Observational and randomized trial data have indicated that patients with non-LBBB morphology obtain less benefit from CRT, compared to those with LBBB or strict LBBB fulfilling Strauss’ criteria., Since LV activation sequence is more unpredictable in non-LBBB, there may be a higher potential gain for individualized LV lead placement in this patient group. We therefore performed sub-analyses to determine if there was a difference in latest activated segment, or a prognostic difference, depending on native ECG morphology. Our results in this respect indicate that there is no such difference and that the distribution of latest activated segments was similar for LBBB and non-LBBB, as was the success rate of placing the LV lead at the intended site in the intervention group.

Limitations

The present study includes data from 2 separate randomized controlled trials. Even though every effort was made to ensure consistency in each presented variable, the studies did not have a joint case report form or protocol for the original data collection. Therefore, there may be minor discrepancies between the datasets, which have not been detected or corrected for. The total number of patients is limited (n = 289), although this is the largest published analysis so far.
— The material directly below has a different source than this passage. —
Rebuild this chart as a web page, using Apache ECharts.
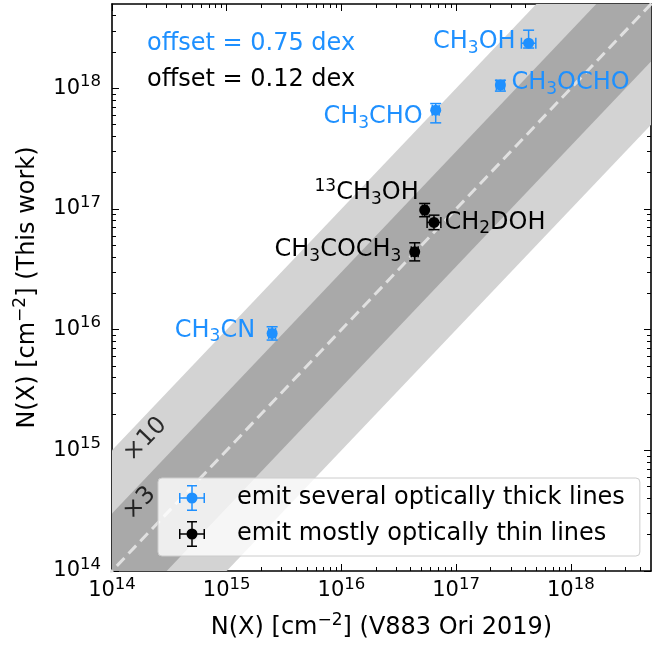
<!DOCTYPE html>
<html>
<head>
<meta charset="utf-8">
<script src="https://cdn.jsdelivr.net/npm/echarts@6/dist/echarts.min.js"></script>
<style>
  html, body { margin: 0; padding: 0; background: #fff; }
  #chart { width: 652px; height: 645px; }
</style>
</head>
<body>
<div id="chart"></div>
<script>
// log10 of column densities
const molecules = ["CH3OH", "CH3OCHO", "CH3CHO", "CH3CN", "13CH3OH", "CH2DOH", "CH3COCH3"];
const labelText = ["CH{s|3}OH", "CH{s|3}OCHO", "CH{s|3}CHO", "CH{s|3}CN", "{u|13}CH{s|3}OH", "CH{s|2}DOH", "CH{s|3}COCH{s|3}"];
const thick = [true, true, true, true, false, false, false];
const logV883 = [17.632, 17.386, 16.822, 15.396, 16.726, 16.807, 16.639];
const logThisWork = [18.374, 18.027, 17.819, 15.969, 16.991, 16.889, 16.645];
const xErrLo = [0.063, 0.035, 0.03, 0.03, 0.02, 0.06, 0.03];
const xErrHi = [0.063, 0.035, 0.03, 0.03, 0.02, 0.06, 0.03];
const yErrLo = [0.04, 0.05, 0.105, 0.055, 0.055, 0.06, 0.075];
const yErrHi = [0.108, 0.04, 0.055, 0.055, 0.055, 0.06, 0.075];

const bandDex = [1, Math.log10(3)]; // x10 and x3
const majorTicks = [14, 15, 16, 17, 18];
const axisMin = 14;
const axisMax = Math.log10(5e18);

const BLUE = "#1e90ff";
const FONT = "DejaVu Sans";
const thickName = "emit several optically thick lines";
const thinName = "emit mostly optically thin lines";

// label placement per molecule
const labelPlace = {
    "CH3OH": { position: "left", distance: 7.5, offset: [0, -1] },
    "CH3OCHO": { position: "right", distance: 5.5, offset: [0, -2] },
    "CH3CHO": { position: "left", distance: 7.5, offset: [0, 7] },
    "CH3CN": { position: "left", distance: 11.5, offset: [0, -3] },
    "13CH3OH": { position: "left", distance: 0.5, offset: [0, -17] },
    "CH2DOH": { position: "right", distance: 5, offset: [0, 0] },
    "CH3COCH3": { position: "left", distance: 7.8, offset: [0, -2] }
};

const minorTicks = [];
for (let n = 14; n <= 18; n++) {
    for (let k = 2; k <= 9; k++) {
        const v = n + Math.log10(k);
        if (v < axisMax) minorTicks.push(v);
    }
}

const tickLabel = v => "{b|10}{s|" + Math.round(v) + "}";
const tickRich = {
    b: { fontSize: 21, lineHeight: 30, fontFamily: FONT, color: "#000" },
    s: { fontSize: 16.5, lineHeight: 16, verticalAlign: "top", fontFamily: FONT, color: "#000" }
};
const nameRich = {
    u: { fontSize: 17, lineHeight: 12, verticalAlign: "top", fontFamily: FONT, color: "#000" }
};

const makeAxis = (dim, position, minor, labelled) => {
    const ax = {
        type: "value",
        position: position,
        min: axisMin,
        max: axisMax,
        splitLine: { show: false },
        axisLine: { show: !minor, onZero: false, lineStyle: { color: "#000", width: 1.6 } },
        axisTick: {
            show: true,
            inside: true,
            length: minor ? 4 : 7,
            customValues: minor ? minorTicks : majorTicks,
            lineStyle: { color: "#000", width: 1 }
        },
        axisLabel: { show: false }
    };
    if (labelled) {
        ax.axisLabel = {
            show: true,
            customValues: majorTicks,
            formatter: tickLabel,
            margin: dim === "x" ? 5 : 11,
            rich: tickRich
        };
        ax.name = dim === "x" ? "N(X) [cm{u|\u22122}] (V883 Ori 2019)" : "N(X) [cm{u|\u22122}] (This work)";
        ax.nameLocation = "middle";
        ax.nameGap = dim === "x" ? 41.5 : 67;
        ax.nameTextStyle = { fontSize: 24, lineHeight: 30, fontFamily: FONT, color: "#000", rich: nameRich };
    }
    return ax;
};

const pointData = flag => {
    const out = [];
    molecules.forEach((m, i) => {
        if (thick[i] !== flag) return;
        const p = labelPlace[m];
        out.push({
            value: [logV883[i], logThisWork[i]],
            label: {
                show: true,
                formatter: labelText[i],
                position: p.position,
                distance: p.distance,
                offset: p.offset
            }
        });
    });
    return out;
};

const errData = flag => {
    const out = [];
    molecules.forEach((m, i) => {
        if (thick[i] !== flag) return;
        out.push([logV883[i], logThisWork[i], xErrLo[i], xErrHi[i], yErrLo[i], yErrHi[i]]);
    });
    return out;
};

const errorRender = color => (params, api) => {
    const x = api.value(0);
    const y = api.value(1);
    const c = api.coord([x, y]);
    const l = api.coord([x - api.value(2), y])[0];
    const r = api.coord([x + api.value(3), y])[0];
    const b = api.coord([x, y - api.value(4)])[1];
    const t = api.coord([x, y + api.value(5)])[1];
    const cap = 5.5;
    const style = { stroke: color, lineWidth: 1.5, fill: null };
    const seg = (x1, y1, x2, y2) => ({ type: "line", shape: { x1, y1, x2, y2 }, style });
    return {
        type: "group",
        children: [
            seg(l, c[1], r, c[1]),
            seg(l, c[1] - cap, l, c[1] + cap),
            seg(r, c[1] - cap, r, c[1] + cap),
            seg(c[0], b, c[0], t),
            seg(c[0] - cap, b, c[0] + cap, b),
            seg(c[0] - cap, t, c[0] + cap, t)
        ]
    };
};

const bandRender = color => (params, api) => {
    const d = api.value(2);
    const pts = [[12, 12 - d], [21, 21 - d], [21, 21 + d], [12, 12 + d]].map(p => api.coord(p));
    return { type: "polygon", shape: { points: pts }, style: { fill: color, stroke: null } };
};

// legend icon: circle with x and y error bars
const ICON = "path://M0 12.25H26V13.75H0Z M12.25 0H13.75V26H12.25Z M0 8H1.5V18H0Z M24.5 8H26V18H24.5Z " +
    "M8 0H18V1.5H8Z M8 24.5H18V26H8Z M7.5 13A5.5 5.5 0 1 1 18.5 13A5.5 5.5 0 1 1 7.5 13Z";

const chart = echarts.init(document.getElementById("chart"), null, { renderer: "canvas" });

const option = {
    animation: false,
    backgroundColor: "#fff",
    textStyle: { fontFamily: FONT },
    grid: { left: 112, right: 1, top: 4, bottom: 74, containLabel: false, outerBoundsMode: "none" },
    xAxis: [
        makeAxis("x", "bottom", false, true),
        makeAxis("x", "bottom", true, false),
        makeAxis("x", "top", false, false),
        makeAxis("x", "top", true, false)
    ],
    yAxis: [
        makeAxis("y", "left", false, true),
        makeAxis("y", "left", true, false),
        makeAxis("y", "right", false, false),
        makeAxis("y", "right", true, false)
    ],
    legend: {
        left: 158,
        top: 478,
        orient: "vertical",
        itemWidth: 26,
        itemHeight: 26,
        itemGap: 10,
        padding: [7, 15, 9, 21],
        backgroundColor: "rgba(255,255,255,0.8)",
        borderColor: "#cccccc",
        borderWidth: 1,
        borderRadius: 4,
        itemStyle: { borderWidth: 0 },
        textStyle: { fontSize: 24, lineHeight: 26, color: "#000", fontFamily: FONT, padding: [0, 0, 0, 27] },
        data: [
            { name: thickName, icon: ICON },
            { name: thinName, icon: ICON }
        ]
    },
    graphic: [
        { type: "text", style: { x: 147, y: 44, text: "offset = 0.75 dex", fill: BLUE, font: "24px \"DejaVu Sans\"", verticalAlign: "middle" } },
        { type: "text", style: { x: 147, y: 80, text: "offset = 0.12 dex", fill: "#000", font: "24px \"DejaVu Sans\"", verticalAlign: "middle" } }
    ],
    series: [
        {
            type: "custom",
            clip: true,
            silent: true,
            renderItem: bandRender("#d3d3d3"),
            encode: { x: 0, y: 1 },
            data: [[16, 16, bandDex[0]]],
            z: 1
        },
        {
            type: "custom",
            clip: true,
            silent: true,
            renderItem: bandRender("#a9a9a9"),
            encode: { x: 0, y: 1 },
            data: [[16, 16, bandDex[1]]],
            z: 1
        },
        {
            type: "line",
            clip: true,
            silent: true,
            showSymbol: false,
            lineStyle: { color: "#e0e0e0", width: 3, type: [11, 6] },
            data: [[12, 12], [21, 21]],
            z: 2
        },
        {
            // band annotations, placed in data space
            type: "scatter",
            symbolSize: 0,
            silent: true,
            label: { show: true, position: "inside", rotate: 46, fontSize: 24, color: "#000", fontFamily: FONT, formatter: p => p.data[2] },
            data: [[14.29, 15.09, "\u00d710"], [14.24, 14.56, "\u00d73"]],
            z: 2
        },
        {
            name: thickName,
            type: "custom",
            renderItem: errorRender(BLUE),
            encode: { x: 0, y: 1 },
            itemStyle: { color: BLUE },
            data: errData(true),
            z: 3
        },
        {
            name: thinName,
            type: "custom",
            renderItem: errorRender("#000"),
            encode: { x: 0, y: 1 },
            itemStyle: { color: "#000" },
            data: errData(false),
            z: 3
        },
        {
            name: thickName,
            type: "scatter",
            symbol: "circle",
            symbolSize: 11,
            itemStyle: { color: BLUE, opacity: 1 },
            label: {
                fontSize: 24, lineHeight: 30, color: BLUE, fontFamily: FONT,
                rich: {
                    s: { fontSize: 17, lineHeight: 17, verticalAlign: "bottom", color: BLUE, fontFamily: FONT },
                    u: { fontSize: 17, lineHeight: 22, verticalAlign: "top", color: BLUE, fontFamily: FONT }
                }
            },
            data: pointData(true),
            z: 4
        },
        {
            name: thinName,
            type: "scatter",
            symbol: "circle",
            symbolSize: 11,
            itemStyle: { color: "#000", opacity: 1 },
            label: {
                fontSize: 24, lineHeight: 30, color: "#000", fontFamily: FONT,
                rich: {
                    s: { fontSize: 17, lineHeight: 17, verticalAlign: "bottom", color: "#000", fontFamily: FONT },
                    u: { fontSize: 17, lineHeight: 22, verticalAlign: "top", color: "#000", fontFamily: FONT }
                }
            },
            data: pointData(false),
            z: 4
        }
    ]
};

chart.setOption(option);
</script>
</body>
</html>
Data collection was done during the period 2005–2016. Since then, contemporary guidelines for CRT have changed (eg, QRS duration must now be ≥130 ms instead of ≥120 ms), and optimal medical therapy has evolved to include more classes of drugs. Furthermore, there was a relatively high incidence of ischemic cardiomyopathy in the cohort (53% overall), which may have adversely impacted CRT response in the entire group. These factors could limit the generalizability of our results in a contemporary cohort of CRT-eligible patients. We performed predetermined subgroup analyses stratified for ECG morphology; however, the total number of non-LBBB patients in this cohort was relatively low, and therefore these results should be interpreted with caution. The technical tools nowadays provide better opportunities for targeted lead placement, and if the study were repeated today this could have impacted the results.

Conclusion

In this patient-level meta-analysis, we show that targeting the LV site of latest mechanical activation in CRT results in improved medium-term survival free from heart failure hospitalizations. This benefit is mainly driven by a reduced risk of hospitalization for heart failure. In the absence of other prospectively validated targeting modalities with proven clinical benefit, it may be reasonable to target the site of latest LV mechanical activation during CRT device implantation.